Automotive manufacturers are working to achieve these ambitious goals of energy conservation, emission reduction and carbon neutrality by exploring new technologies that improve vehicle efficiency. For example, some manufacturers have improved engine combustion and fuel management while reducing vehicle weight to lower the carbon footprint of their vehicles.
Manufacturers can also limit carbon emissions by reimagining more sustainable manufacturing processes. Volkswagen is currently using modular manufacturing principles to fulfill their zero-emission goals, and BMW has a factory equipped with all electric production vehicles, including automated electric forklifts and tow trucks. To continue advancing sustainable manufacturing, we hope businesses will look toward additive manufacturing (like 3D printing), material substitution and eco-design.
Becoming Part of the Solution by Building a Better Infrastructure
While developing more efficient and lower carbon vehicles improves our global climate situation, automotive manufacturers must also consider the role they play in the overall lifecycle of a vehicle and actively participate in building a better infrastructure. This means becoming part of the solution and closing the loop on automotive manufacturing.
One way to close the loop is by designing with the end in mind and considering what happens to a vehicle at the end of its lifespan. How can those parts and components be recycled and repurposed into materials for new cars? How can we collect that waste in the first place? Considering these questions as well as how the designer and manufacturer can be part of the process is an important first step to closing the loop.
Automotive designers interested in using waste-based materials in their vehicles can also help support the collection of these resources. Hyundai, which uses ECONYL® nylon in its IONIQ 5 and IONIQ 6 floor mats, developed a partnership with Healthy Seas, a nonprofit organization that collects ghost nets off the coasts of multiple countries. The suitable parts of these fishing nets are recycled with other nylon waste, like carpets and fabric scraps, and regenerated into ECONYL® nylon, which is then used in Hyundai’s floor mats. Hyundai is not only using a sustainable material in its vehicles, but becoming part of the solution to ensure valuable resources are not wasted.
Using Innovative Materials for Interiors
Beyond more efficient engines, automotive manufacturers are also reimagining the materials used in vehicle interiors through a sustainability lens. Manufacturers have explored bioplastics, vegan leather and more. We have also seen an increase in requests for ECONYL® nylon for car interiors and under the hood components.
ECONYL® nylon is used in floor carpets and mats for a variety of manufacturers in North America, Europe and Asia – including Hyundai, Maserati, Lotus and Polestar. Besides the floor covering, some models have extended the use of ECONYL® nylon to other components such as rear seatback fabric, trunks and trunk lids. The world’s first electric Hyper-SUV Lotus Eletre applied ECONYL® nylon into its interiors. Polestar’s ultra-luxury pure electric SUV Polestar 3, released in early 2023, uses ECONYL® nylon for all carpet fabric, further interpreting the brand concept of design-driven in car manufacturing to achieve sustainability.

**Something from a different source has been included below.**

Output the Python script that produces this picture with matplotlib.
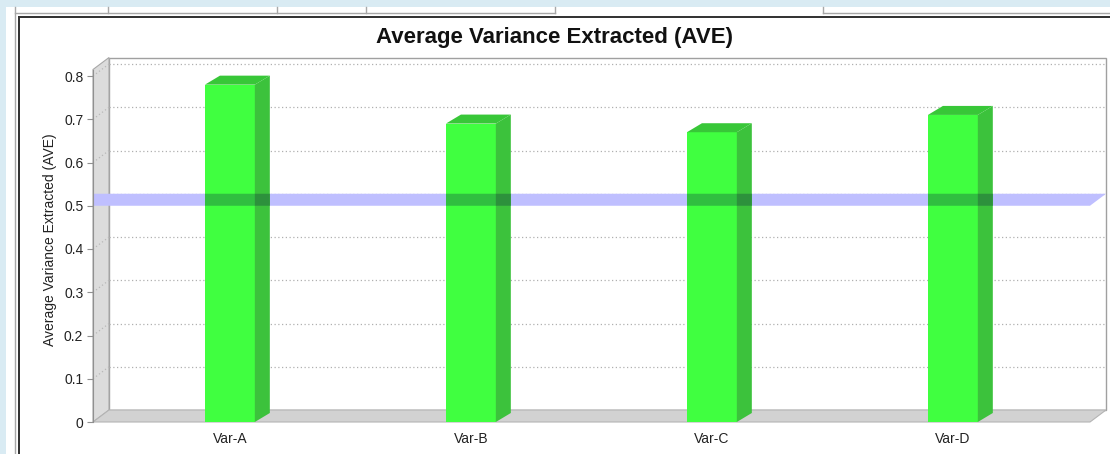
#!/usr/bin/env python

"""Average Variance Extracted (AVE) per variable, pseudo-3D bar chart."""

import matplotlib
matplotlib.use("Agg")
import matplotlib.pyplot as plt
from matplotlib.patches import Polygon, Rectangle
from matplotlib.lines import Line2D

categories = ["Var-A", "Var-B", "Var-C", "Var-D"]
ave_values = [0.78, 0.69, 0.67, 0.71]
threshold = 0.5
y_ticks = [0, 0.1, 0.2, 0.3, 0.4, 0.5, 0.6, 0.7, 0.8]
y_tick_labels = ["0", "0.1", "0.2", "0.3", "0.4", "0.5", "0.6", "0.7", "0.8"]
y_max = 0.815

plt.rcParams["font.family"] = ["Liberation Sans", "DejaVu Sans"]

W, H = 1110, 454
fig = plt.figure(figsize=(W / 100, H / 100), dpi=100)
fig.patch.set_facecolor("white")


def fx(x):
    return x / W


def fy(y):
    return 1 - y / H


# window chrome around the chart
fig.add_artist(Rectangle((0, fy(7)), 1, 7 / H, transform=fig.transFigure,
                         facecolor="#d9ebf3", edgecolor="none"))
fig.add_artist(Rectangle((0, 0), fx(6), 1, transform=fig.transFigure,
                         facecolor="#d9ebf3", edgecolor="none"))
fig.add_artist(Line2D([fx(15), fx(15)], [fy(7), 0], transform=fig.transFigure,
                      color="#a8a8a8", lw=1))
fig.add_artist(Line2D([fx(15), fx(555)], [fy(13), fy(13)], transform=fig.transFigure,
                      color="#a8a8a8", lw=1))
fig.add_artist(Line2D([fx(823), 1], [fy(13), fy(13)], transform=fig.transFigure,
                      color="#a8a8a8", lw=1))
for tx in [108, 277, 366, 555, 823]:
    fig.add_artist(Line2D([fx(tx), fx(tx)], [fy(7), fy(13)], transform=fig.transFigure,
                          color="#a8a8a8", lw=1))
fig.add_artist(Line2D([fx(19), 1], [fy(17), fy(17)], transform=fig.transFigure,
                      color="#303030", lw=1.4))
fig.add_artist(Line2D([fx(19), fx(19)], [fy(17), 0], transform=fig.transFigure,
                      color="#303030", lw=1.4))

# axes = front plane of the 3D box
ax = fig.add_axes([fx(93), (H - 422) / H, 997 / W, y_max * 432.5 / H])
ax.set_facecolor("none")
x_pos = list(range(len(categories)))
x0, x1 = -0.568, 3.569
ax.set_xlim(x0, x1)
ax.set_ylim(0, y_max)

# convert pixel depth offsets into data units
px_x = ax.transData.transform((1, 0))[0] - ax.transData.transform((0, 0))[0]
px_y = ax.transData.transform((0, 1))[1] - ax.transData.transform((0, 0))[1]
wdx, wdy = 16 / px_x, 12 / px_y   # wall depth
bdx, bdy = 15 / px_x, 9 / px_y    # bar depth

# back wall, left wall, floor
ax.add_patch(Rectangle((x0 + wdx, wdy), x1 - x0, y_max, facecolor="white",
                       edgecolor="#a0a0a0", lw=1, clip_on=False, zorder=0.5))
ax.add_patch(Polygon([(x0, 0), (x0, y_max), (x0 + wdx, y_max + wdy), (x0 + wdx, wdy)],
                     closed=True, facecolor="#dcdcdc", edgecolor="#a8a8a8", lw=0.8,
                     clip_on=False, zorder=0.6))
ax.add_patch(Polygon([(x0, 0), (x1, 0), (x1 + wdx, wdy), (x0 + wdx, wdy)],
                     closed=True, facecolor="#d2d2d2", edgecolor="#b4b4b4", lw=0.8,
                     clip_on=False, zorder=0.6))

# dotted gridlines on back wall and left wall
for t in y_ticks[1:]:
    ax.plot([x0 + wdx, x1 + wdx], [t + wdy, t + wdy], color="#b0b0b0", lw=0.9,
            ls=(0, (1, 2)), clip_on=False, zorder=0.7)
    ax.plot([x0, x0 + wdx], [t, t + wdy], color="#b8b8b8", lw=0.9,
            ls=(0, (1, 2)), clip_on=False, zorder=0.7)

# threshold band at 0.5
band_color = (0.75, 0.75, 1.0)
band_pts = [(x0, threshold), (x1, threshold), (x1 + wdx, threshold + wdy),
            (x0, threshold + wdy)]
ax.add_patch(Polygon(band_pts, closed=True, facecolor=band_color, edgecolor="none",
                     clip_on=False, zorder=1))

# bars
bw = 0.207
front_c = (0.25, 1.0, 0.25)
side_c = (0.235, 0.76, 0.235)
top_c = (0.22, 0.78, 0.22)
bars = ax.bar(x_pos, ave_values, width=bw, color=front_c, edgecolor="none", zorder=3)
for xp, v, rect in zip(x_pos, ave_values, bars):
    r = xp + bw / 2
    l = xp - bw / 2
    side = Polygon([(r, 0), (r + bdx, bdy), (r + bdx, v + bdy), (r, v)], closed=True,
                   facecolor=side_c, edgecolor="none", clip_on=False, zorder=3)
    top = Polygon([(l, v), (r, v), (r + bdx, v + bdy), (l + bdx, v + bdy)], closed=True,
                  facecolor=top_c, edgecolor="none", clip_on=False, zorder=3)
    ax.add_patch(side)
    ax.add_patch(top)
    # band seen through the bar faces (multiply blend)
    for face, fc in [(rect, front_c), (side, side_c)]:
        mixed = tuple(a * b for a, b in zip(fc, band_color))
        over = Polygon(band_pts, closed=True, facecolor=mixed, edgecolor="none",
                       zorder=3.5)
        ax.add_patch(over)
        over.set_clip_on(True)
        over.set_clip_box(None)
        over.set_clip_path(face)

# axes styling
for s in ["top", "right", "bottom"]:
    ax.spines[s].set_visible(False)
ax.spines["left"].set_color("#909090")
ax.set_yticks(y_ticks)
ax.set_yticklabels(y_tick_labels)
ax.set_xticks(x_pos)
ax.set_xticklabels(categories)
ax.tick_params(axis="y", length=4, color="#909090", labelsize=10, labelcolor="#222222", pad=3)
ax.tick_params(axis="x", length=0, labelsize=10, labelcolor="#222222", pad=7)

fig.text(fx(50), fy(240), "Average Variance Extracted (AVE)", rotation=90,
         ha="center", va="center", fontsize=10, color="#222222")
fig.text(fx(554), fy(37), "Average Variance Extracted (AVE)", ha="center", va="center",
         fontsize=16, fontweight="bold", color="#111111")

fig.savefig("out.png", dpi=100)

For every 10,000 tons of ECONYL® raw material, we are able to save 70,000 barrels of crude oil and avoid 65,100 tonnes of CO2 emissions. Aquafil, the creator of ECONYL® nylon, was recently recognized as one of the Top 100 Players of China’s New Automotive Supply Chain by the 2023 Gasgoo Awards in the low-carbon new materials segment. Using innovative ingredients like ECONYL® nylon enables manufacturers to achieve their sustainability goals while still designing luxurious, durable interiors.

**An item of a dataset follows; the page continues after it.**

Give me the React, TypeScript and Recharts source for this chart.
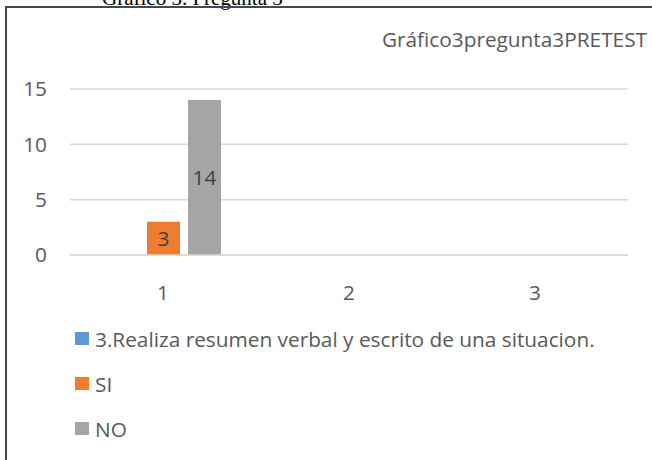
// Gráfico 3 — pregunta 3 (pretest). Excel-style clustered column chart,
// single filled category, vertical legend under the plot.

import { BarChart, Bar, XAxis, YAxis, CartesianGrid, LabelList, Legend } from "recharts";

const categories = ["1", "2", "3"];
const serieEnunciado: (number | null)[] = [null, null, null];
const serieSi: (number | null)[] = [3, null, null];
const serieNo: (number | null)[] = [14, null, null];
const yTicks = [0, 5, 10, 15];

const ENUNCIADO = "3.Realiza resumen verbal y escrito de una situacion.";
const FONT = "'Open Sans', Lato, sans-serif";
const TEXT = "#595959";

const legendItems = [
  { name: ENUNCIADO, color: "#5B9BD5" },
  { name: "SI", color: "#ED7D31" },
  { name: "NO", color: "#A5A5A5" },
];

const data = categories.map((c, i) => ({
  cat: c,
  enunciado: serieEnunciado[i],
  si: serieSi[i],
  no: serieNo[i],
}));

function VerticalLegend() {
  return (
    <div style={{ fontFamily: FONT, fontSize: 20.8, color: TEXT }}>
      {legendItems.map((it) => (
        <div
          key={it.name}
          style={{ height: 45, display: "flex", alignItems: "center", paddingLeft: 75 }}
        >
          <span
            style={{ width: 14, height: 13, background: it.color, marginRight: 6, display: "inline-block" }}
          />
          <span>{it.name}</span>
        </div>
      ))}
    </div>
  );
}

export default function App() {
  return (
    <div
      style={{
        position: "absolute",
        left: 0,
        top: 0,
        width: 652,
        height: 460,
        overflow: "hidden",
        background: "#fff",
      }}
    >
      <div
        style={{
          position: "absolute",
          left: 102,
          top: -14,
          fontFamily: "'Liberation Serif', 'Times New Roman', serif",
          fontSize: 21,
          color: "#000",
          whiteSpace: "nowrap",
        }}
      >
        Gráfico 3. Pregunta 3
      </div>
      <div
        style={{
          position: "absolute",
          left: 5,
          top: 6,
          width: 660,
          height: 470,
          borderLeft: "2px solid #3E4A5C",
          borderTop: "2px solid #3E4A5C",
        }}
      />
      <div
        style={{
          position: "absolute",
          right: 5,
          top: 25,
          fontFamily: FONT,
          fontSize: 20.8,
          color: TEXT,
          whiteSpace: "nowrap",
        }}
      >
        Gráfico3pregunta3PRETEST
      </div>
      <BarChart
        width={652}
        height={460}
        data={data}
        margin={{ top: 89, right: 24, left: 20, bottom: 165 }}
        barSize={33}
        barGap={8}
        style={{ position: "absolute", left: 0, top: 0, fontFamily: FONT }}
      >
        <CartesianGrid vertical={false} stroke="#D9D9D9" strokeWidth={1.5} />
        <XAxis
          dataKey="cat"
          height={40}
          tickLine={false}
          axisLine={{ stroke: "#D9D9D9", strokeWidth: 1.5 }}
          tickMargin={24}
          tick={{ fill: TEXT, fontSize: 20.8 }}
        />
        <YAxis
          width={50}
          domain={[0, 15]}
          ticks={yTicks}
          tickLine={false}
          axisLine={false}
          tickSize={0}
          tickMargin={23}
          tick={{ fill: TEXT, fontSize: 20.8 }}
        />
        <Legend
          layout="horizontal"
          verticalAlign="middle"
          align="center"
          content={() => <VerticalLegend />}
          wrapperStyle={{ left: 0, top: 316, width: 652 }}
        />
        <Bar dataKey="enunciado" name={ENUNCIADO} fill="#5B9BD5" isAnimationActive={false} />
        <Bar dataKey="si" name="SI" fill="#ED7D31" isAnimationActive={false}>
          <LabelList dataKey="si" position="center" fill="#404040" fontSize={20.8} />
        </Bar>
        <Bar dataKey="no" name="NO" fill="#A5A5A5" isAnimationActive={false}>
          <LabelList dataKey="no" position="center" fill="#404040" fontSize={20.8} />
        </Bar>
      </BarChart>
    </div>
  );
}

Looking Toward the Future of Automotive Design
As one of the leading global producers of emissions and waste, the automotive industry has been forced to reckon with its responsibility in designing for a more sustainable future. Manufacturers are not seeing this as a burden, but as an opportunity to reimagine the way vehicles are designed, manufactured and recycled. We are excited by the changes we’ve already seen and look forward to watching how the industry continues to explore innovative ways to reimagine the future of automotive design.